Feb 15th 2013
By Frank Byrt
The shift of IT systems to Cloud computing from an in-house infrastructure is proving more expensive and more complicated than first anticipated, according to KPMG International's "The Cloud Takes Shape" report.
About a third of the 650 business and IT executives surveyed across sixteen global markets say that Cloud implementation costs have been higher than expected, and a similar percentage say that integrating Cloud services within their existing system has been particularly difficult.
Nevertheless, "executives still believe that the benefits of Cloud adoption far outweigh any growing pains they experience through implementation," KPMG said in a February 6 press release reporting the survey results.
More than half of the organizations surveyed are already working in the Cloud, and of those, 70 percent say the shift has delivered significant efficiencies and cost savings.

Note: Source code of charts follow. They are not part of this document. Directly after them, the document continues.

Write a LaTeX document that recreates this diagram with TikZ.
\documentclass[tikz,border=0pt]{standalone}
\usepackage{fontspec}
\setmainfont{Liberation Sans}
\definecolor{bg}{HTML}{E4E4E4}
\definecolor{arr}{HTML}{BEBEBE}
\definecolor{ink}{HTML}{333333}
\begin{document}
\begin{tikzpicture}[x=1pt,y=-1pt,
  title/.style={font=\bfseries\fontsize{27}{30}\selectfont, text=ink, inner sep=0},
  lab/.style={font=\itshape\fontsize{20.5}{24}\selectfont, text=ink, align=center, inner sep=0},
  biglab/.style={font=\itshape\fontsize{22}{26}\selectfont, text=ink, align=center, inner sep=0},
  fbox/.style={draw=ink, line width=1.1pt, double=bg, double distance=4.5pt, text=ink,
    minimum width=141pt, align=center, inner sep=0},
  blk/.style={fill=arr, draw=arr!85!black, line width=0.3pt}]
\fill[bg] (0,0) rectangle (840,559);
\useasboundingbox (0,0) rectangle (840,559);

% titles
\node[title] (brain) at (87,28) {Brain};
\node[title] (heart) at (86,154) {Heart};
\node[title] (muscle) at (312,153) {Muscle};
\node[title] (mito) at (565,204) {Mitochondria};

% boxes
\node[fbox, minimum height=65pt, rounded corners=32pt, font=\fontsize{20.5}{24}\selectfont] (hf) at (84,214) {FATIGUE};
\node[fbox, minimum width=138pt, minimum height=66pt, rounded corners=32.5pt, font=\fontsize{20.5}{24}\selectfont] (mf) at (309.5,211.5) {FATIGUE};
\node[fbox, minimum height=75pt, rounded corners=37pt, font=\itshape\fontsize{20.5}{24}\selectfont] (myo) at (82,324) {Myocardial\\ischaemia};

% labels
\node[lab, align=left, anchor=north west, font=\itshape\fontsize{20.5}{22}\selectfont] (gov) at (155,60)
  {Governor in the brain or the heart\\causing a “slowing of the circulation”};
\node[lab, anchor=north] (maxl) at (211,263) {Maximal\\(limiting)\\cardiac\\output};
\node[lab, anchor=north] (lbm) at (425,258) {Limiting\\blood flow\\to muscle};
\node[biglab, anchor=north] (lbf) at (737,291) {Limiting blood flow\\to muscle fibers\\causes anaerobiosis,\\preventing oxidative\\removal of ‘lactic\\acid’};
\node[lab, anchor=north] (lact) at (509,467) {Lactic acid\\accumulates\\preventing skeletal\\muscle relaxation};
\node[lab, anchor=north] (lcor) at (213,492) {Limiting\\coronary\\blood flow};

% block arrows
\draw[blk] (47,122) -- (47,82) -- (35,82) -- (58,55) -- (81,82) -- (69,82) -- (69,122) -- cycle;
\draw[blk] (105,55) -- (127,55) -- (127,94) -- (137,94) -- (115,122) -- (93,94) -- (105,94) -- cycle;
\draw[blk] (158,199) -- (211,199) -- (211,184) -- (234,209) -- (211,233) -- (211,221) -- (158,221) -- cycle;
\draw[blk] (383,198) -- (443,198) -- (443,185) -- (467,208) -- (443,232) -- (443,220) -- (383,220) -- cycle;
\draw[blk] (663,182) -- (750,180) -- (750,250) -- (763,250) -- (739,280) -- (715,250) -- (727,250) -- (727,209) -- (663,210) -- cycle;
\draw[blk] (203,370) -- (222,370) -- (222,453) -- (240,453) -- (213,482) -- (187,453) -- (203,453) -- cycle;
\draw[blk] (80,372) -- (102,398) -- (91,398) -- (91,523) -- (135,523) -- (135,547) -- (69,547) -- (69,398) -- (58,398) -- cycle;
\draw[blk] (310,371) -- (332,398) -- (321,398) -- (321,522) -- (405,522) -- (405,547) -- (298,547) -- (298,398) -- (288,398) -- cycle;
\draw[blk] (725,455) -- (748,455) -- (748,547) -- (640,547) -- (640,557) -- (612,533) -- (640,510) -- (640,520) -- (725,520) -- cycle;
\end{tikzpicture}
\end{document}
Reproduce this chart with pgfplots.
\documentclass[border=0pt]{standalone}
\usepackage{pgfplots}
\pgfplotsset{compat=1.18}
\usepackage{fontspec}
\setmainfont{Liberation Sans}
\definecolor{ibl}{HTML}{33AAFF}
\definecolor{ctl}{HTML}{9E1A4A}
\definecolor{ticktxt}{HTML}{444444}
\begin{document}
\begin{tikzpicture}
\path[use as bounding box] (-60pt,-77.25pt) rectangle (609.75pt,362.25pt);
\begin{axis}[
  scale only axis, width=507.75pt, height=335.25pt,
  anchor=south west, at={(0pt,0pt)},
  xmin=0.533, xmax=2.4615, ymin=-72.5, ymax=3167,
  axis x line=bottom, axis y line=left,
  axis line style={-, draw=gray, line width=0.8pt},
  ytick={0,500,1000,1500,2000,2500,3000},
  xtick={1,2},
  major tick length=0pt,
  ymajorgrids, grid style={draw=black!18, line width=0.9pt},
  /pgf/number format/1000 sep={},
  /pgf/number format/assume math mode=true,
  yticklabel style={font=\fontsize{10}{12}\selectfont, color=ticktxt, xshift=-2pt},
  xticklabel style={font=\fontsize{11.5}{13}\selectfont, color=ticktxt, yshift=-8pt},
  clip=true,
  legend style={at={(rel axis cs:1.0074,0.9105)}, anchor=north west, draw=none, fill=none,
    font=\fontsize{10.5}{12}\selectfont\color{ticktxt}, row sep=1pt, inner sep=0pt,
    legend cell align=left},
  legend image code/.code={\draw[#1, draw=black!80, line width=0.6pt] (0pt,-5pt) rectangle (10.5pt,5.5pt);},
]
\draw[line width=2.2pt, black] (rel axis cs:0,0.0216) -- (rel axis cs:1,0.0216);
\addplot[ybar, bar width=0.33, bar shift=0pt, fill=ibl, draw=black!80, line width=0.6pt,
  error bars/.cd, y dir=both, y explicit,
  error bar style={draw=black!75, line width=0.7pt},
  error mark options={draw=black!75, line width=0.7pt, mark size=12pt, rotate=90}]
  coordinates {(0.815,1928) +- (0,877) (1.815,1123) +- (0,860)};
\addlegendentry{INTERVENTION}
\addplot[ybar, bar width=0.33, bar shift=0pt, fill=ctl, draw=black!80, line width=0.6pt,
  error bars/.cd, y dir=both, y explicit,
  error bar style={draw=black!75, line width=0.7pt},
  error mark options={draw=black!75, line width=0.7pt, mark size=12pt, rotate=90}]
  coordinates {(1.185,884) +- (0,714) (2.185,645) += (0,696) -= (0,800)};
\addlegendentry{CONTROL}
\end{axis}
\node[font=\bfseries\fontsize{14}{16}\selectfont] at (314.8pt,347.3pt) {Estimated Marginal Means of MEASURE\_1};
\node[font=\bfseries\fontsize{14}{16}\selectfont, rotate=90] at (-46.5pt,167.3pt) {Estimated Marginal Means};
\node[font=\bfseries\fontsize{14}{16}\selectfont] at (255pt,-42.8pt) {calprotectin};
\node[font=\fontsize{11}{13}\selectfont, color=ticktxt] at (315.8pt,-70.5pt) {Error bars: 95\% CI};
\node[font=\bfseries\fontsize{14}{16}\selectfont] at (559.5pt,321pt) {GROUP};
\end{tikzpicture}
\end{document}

Businesses have differing priorities when considering a shift to Cloud. While cost reduction is still the primary reason for Cloud adoption according to nearly half of respondents, 28 percent said the speed at which they're able to migrate to Cloud is important, 27 percent said Cloud's ability to enable faster entry into new markets is a consideration, and 22 percent said business process transformation was of concern.
Executives are moving beyond their original focus on pure cost-reduction objectives to finding ways to achieve company-wide benefits. "Gaining real cost savings from the Cloud is about more than simply moving from fixed costs to operating costs; the greatest cost savings – and, more importantly, the transformational business benefits – will come from the longer-term outcomes, such as more efficient processes, more flexible operating models," said Steven Salmon, principal advisor with KPMG in the United Kingdom, in the press release.

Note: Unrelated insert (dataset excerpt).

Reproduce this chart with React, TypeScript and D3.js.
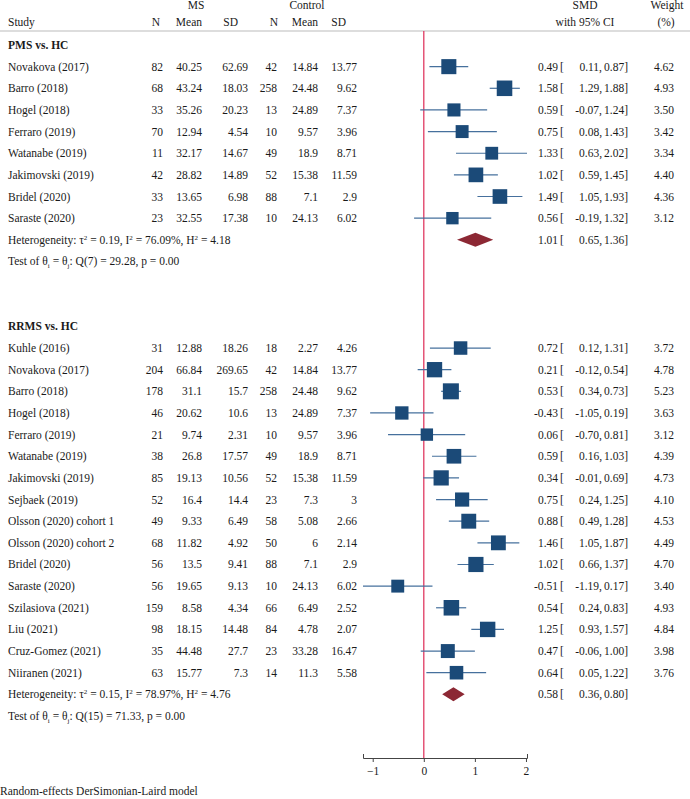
import { useEffect, useRef } from "react"
import * as d3 from "d3"

// [study, N, mean, SD, N, mean, SD, SMD, lo, hi, weight]
type Row = [string, number, number, number, number, number, number, number, number, number, number]

const pmsRows: Row[] = [
  ["Novakova (2017)", 82, 40.25, 62.69, 42, 14.84, 13.77, 0.49, 0.11, 0.87, 4.62],
  ["Barro (2018)", 68, 43.24, 18.03, 258, 24.48, 9.62, 1.58, 1.29, 1.88, 4.93],
  ["Hogel (2018)", 33, 35.26, 20.23, 13, 24.89, 7.37, 0.59, -0.07, 1.24, 3.5],
  ["Ferraro (2019)", 70, 12.94, 4.54, 10, 9.57, 3.96, 0.75, 0.08, 1.43, 3.42],
  ["Watanabe (2019)", 11, 32.17, 14.67, 49, 18.9, 8.71, 1.33, 0.63, 2.02, 3.34],
  ["Jakimovski (2019)", 42, 28.82, 14.89, 52, 15.38, 11.59, 1.02, 0.59, 1.45, 4.4],
  ["Bridel (2020)", 33, 13.65, 6.98, 88, 7.1, 2.9, 1.49, 1.05, 1.93, 4.36],
  ["Saraste (2020)", 23, 32.55, 17.38, 10, 24.13, 6.02, 0.56, -0.19, 1.32, 3.12],
]

const rrmsRows: Row[] = [
  ["Kuhle (2016)", 31, 12.88, 18.26, 18, 2.27, 4.26, 0.72, 0.12, 1.31, 3.72],
  ["Novakova (2017)", 204, 66.84, 269.65, 42, 14.84, 13.77, 0.21, -0.12, 0.54, 4.78],
  ["Barro (2018)", 178, 31.1, 15.7, 258, 24.48, 9.62, 0.53, 0.34, 0.73, 5.23],
  ["Hogel (2018)", 46, 20.62, 10.6, 13, 24.89, 7.37, -0.43, -1.05, 0.19, 3.63],
  ["Ferraro (2019)", 21, 9.74, 2.31, 10, 9.57, 3.96, 0.06, -0.7, 0.81, 3.12],
  ["Watanabe (2019)", 38, 26.8, 17.57, 49, 18.9, 8.71, 0.59, 0.16, 1.03, 4.39],
  ["Jakimovski (2019)", 85, 19.13, 10.56, 52, 15.38, 11.59, 0.34, -0.01, 0.69, 4.73],
  ["Sejbaek (2019)", 52, 16.4, 14.4, 23, 7.3, 3, 0.75, 0.24, 1.25, 4.1],
  ["Olsson (2020) cohort 1", 49, 9.33, 6.49, 58, 5.08, 2.66, 0.88, 0.49, 1.28, 4.53],
  ["Olsson (2020) cohort 2", 68, 11.82, 4.92, 50, 6, 2.14, 1.46, 1.05, 1.87, 4.49],
  ["Bridel (2020)", 56, 13.5, 9.41, 88, 7.1, 2.9, 1.02, 0.66, 1.37, 4.7],
  ["Saraste (2020)", 56, 19.65, 9.13, 10, 24.13, 6.02, -0.51, -1.19, 0.17, 3.4],
  ["Szilasiova (2021)", 159, 8.58, 4.34, 66, 6.49, 2.52, 0.54, 0.24, 0.83, 4.93],
  ["Liu (2021)", 98, 18.15, 14.48, 84, 4.78, 2.07, 1.25, 0.93, 1.57, 4.84],
  ["Cruz-Gomez (2021)", 35, 44.48, 27.7, 23, 33.28, 16.47, 0.47, -0.06, 1.0, 3.98],
  ["Niiranen (2021)", 63, 15.77, 7.3, 14, 11.3, 5.58, 0.64, 0.05, 1.22, 3.76],
]

// overall: [SMD, lo, hi]; het: [tau2, I2, H2]; test: [df, Q, p]
const groups = [
  { title: "PMS vs. HC", rows: pmsRows, overall: [1.01, 0.65, 1.36], het: ["0.19", "76.09%", "4.18"], test: ["7", "29.28", "0.00"] },
  { title: "RRMS vs. HC", rows: rrmsRows, overall: [0.58, 0.36, 0.8], het: ["0.15", "78.97%", "4.76"], test: ["15", "71.33", "0.00"] },
]

const xTicks = [-1, 0, 1, 2]

export default function App() {
  const svgRef = useRef<SVGSVGElement>(null)

  useEffect(() => {
    document.body.style.margin = "0"
    if (!svgRef.current) return
    const svg = d3.select(svgRef.current)
    svg.selectAll("*").remove()

    const font = "'Liberation Serif', 'Times New Roman', serif"
    const fs = 11.5
    const x = d3.scaleLinear().domain([-1.19, 2.02]).range([363, 527])
    const y = d3.scaleLinear().domain([0, 31]).range([45, 716])
    const axisY = 758

    const txt = (tx: number, ty: number, s: string, anchor = "start", weight = "normal") =>
      svg
        .append("text")
        .attr("x", tx)
        .attr("y", ty + 4)
        .attr("text-anchor", anchor)
        .attr("font-family", font)
        .attr("font-size", fs)
        .attr("font-weight", weight)
        .attr("fill", "#1a1a1a")
        .text(s)

    // headers
    txt(196, 5, "MS", "middle")
    txt(307, 5, "Control", "middle")
    txt(585, 5, "SMD", "middle")
    txt(667, 5, "Weight", "middle")
    txt(8, 22, "Study")
    txt(160, 22, "N", "end")
    txt(202, 22, "Mean", "end")
    txt(238, 22, "SD", "end")
    txt(278, 22, "N", "end")
    txt(318, 22, "Mean", "end")
    txt(346, 22, "SD", "end")
    txt(585, 22, "with 95% CI", "middle")
    txt(666, 22, "(%)", "middle")

    svg.append("line").attr("x1", 0).attr("x2", 690).attr("y1", 31).attr("y2", 31).attr("stroke", "#aaa").attr("stroke-width", 0.8)

    // reference line at 0
    svg
      .append("line")
      .attr("x1", x(0))
      .attr("x2", x(0))
      .attr("y1", 31)
      .attr("y2", axisY)
      .attr("stroke", "#e03a62")
      .attr("stroke-width", 1.3)

    const colRight = [163, 202, 248, 277, 318, 357]
    const ci = (lo: number, hi: number, smd: number, w: string, ty: number) => {
      txt(558, ty, smd.toFixed(2), "end")
      txt(560, ty, "[")
      txt(602, ty, lo.toFixed(2) + ",", "end")
      txt(628, ty, hi.toFixed(2) + "]", "end")
      if (w) txt(674, ty, w, "end")
    }

    let idx = 0
    groups.forEach((g) => {
      txt(8, y(idx), g.title, "start", "bold")
      idx++
      g.rows.forEach((r) => {
        const ty = y(idx)
        txt(8, ty, r[0])
        for (let c = 0; c < 6; c++) txt(colRight[c], ty, String(r[c + 1]), "end")
        ci(r[8], r[9], r[7], r[10].toFixed(2), ty)
        svg
          .append("line")
          .attr("x1", x(r[8]))
          .attr("x2", x(r[9]))
          .attr("y1", ty)
          .attr("y2", ty)
          .attr("stroke", "#46709d")
          .attr("stroke-width", 1.2)
        const side = 7 * Math.sqrt(r[10])
        svg
          .append("rect")
          .attr("x", x(r[7]) - side / 2)
          .attr("y", ty - side / 2)
          .attr("width", side)
          .attr("height", side)
          .attr("fill", "#1b4a78")
        idx++
      })

      // heterogeneity
      const hy = y(idx)
      const ht = svg
        .append("text")
        .attr("x", 8)
        .attr("y", hy + 4)
        .attr("font-family", font)
        .attr("font-size", fs)
        .attr("fill", "#1a1a1a")
      const sup = (s: string) => ht.append("tspan").attr("font-size", 7).attr("dy", -4).text(s)
      const norm = (s: string) => ht.append("tspan").attr("font-size", fs).attr("dy", 4).text(s)
      ht.append("tspan").text("Heterogeneity: τ")
      sup("2")
      norm(` = ${g.het[0]}, I`)
      sup("2")
      norm(` = ${g.het[1]}, H`)
      sup("2")
      norm(` = ${g.het[2]}`)
      const [o, lo, hi] = g.overall
      ci(lo, hi, o, "", hy)
      svg
        .append("path")
        .attr("d", `M${x(lo)},${hy} L${x(o)},${hy - 7} L${x(hi)},${hy} L${x(o)},${hy + 7} Z`)
        .attr("fill", "#8c2834")
      idx++

      const tt = svg
        .append("text")
        .attr("x", 8)
        .attr("y", y(idx) + 4)
        .attr("font-family", font)
        .attr("font-size", fs)
        .attr("fill", "#1a1a1a")
      tt.append("tspan").text("Test of θ")
      tt.append("tspan").attr("font-size", 7).attr("dy", 3).text("i")
      tt.append("tspan").attr("font-size", fs).attr("dy", -3).text(" = θ")
      tt.append("tspan").attr("font-size", 7).attr("dy", 3).text("j")
      tt.append("tspan").attr("font-size", fs).attr("dy", -3).text(`: Q(${g.test[0]}) = ${g.test[1]}, p = ${g.test[2]}`)
      idx += 3
    })

    // axis
    const axis = svg
      .append("g")
      .attr("transform", `translate(0,${axisY})`)
      .call(d3.axisBottom(x).tickValues(xTicks).tickSize(4).tickSizeOuter(-4).tickPadding(5).tickFormat(d3.format("d")))
    axis.select(".domain").attr("stroke", "#444")
    axis.selectAll(".tick line").attr("stroke", "#444")
    axis.selectAll("text").attr("font-family", font).attr("font-size", fs).attr("fill", "#1a1a1a")

    txt(0, 791, "Random-effects DerSimonian-Laird model")
  }, [])

  return <svg ref={svgRef} width={690} height={799} style={{ display: "block", background: "#fff" }} />
}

The shift to Cloud computing is now seen as inevitable for many types of businesses and service providers. "As Cloud begins to become more mainstream within the business environment, we are seeing organizations move from the 'when and why' of the Cloud adoption process to instead focus on the 'how'," said Rick Wright, a principal with KPMG in the United States and Global Cloud Enablement Program Leader.
But the scope of changes wrought by the shift to Cloud is much greater than anticipated, and a business process redesign is central to addressing the complexities that often arise in the implementation and operational phases of Cloud adoption, Wright said.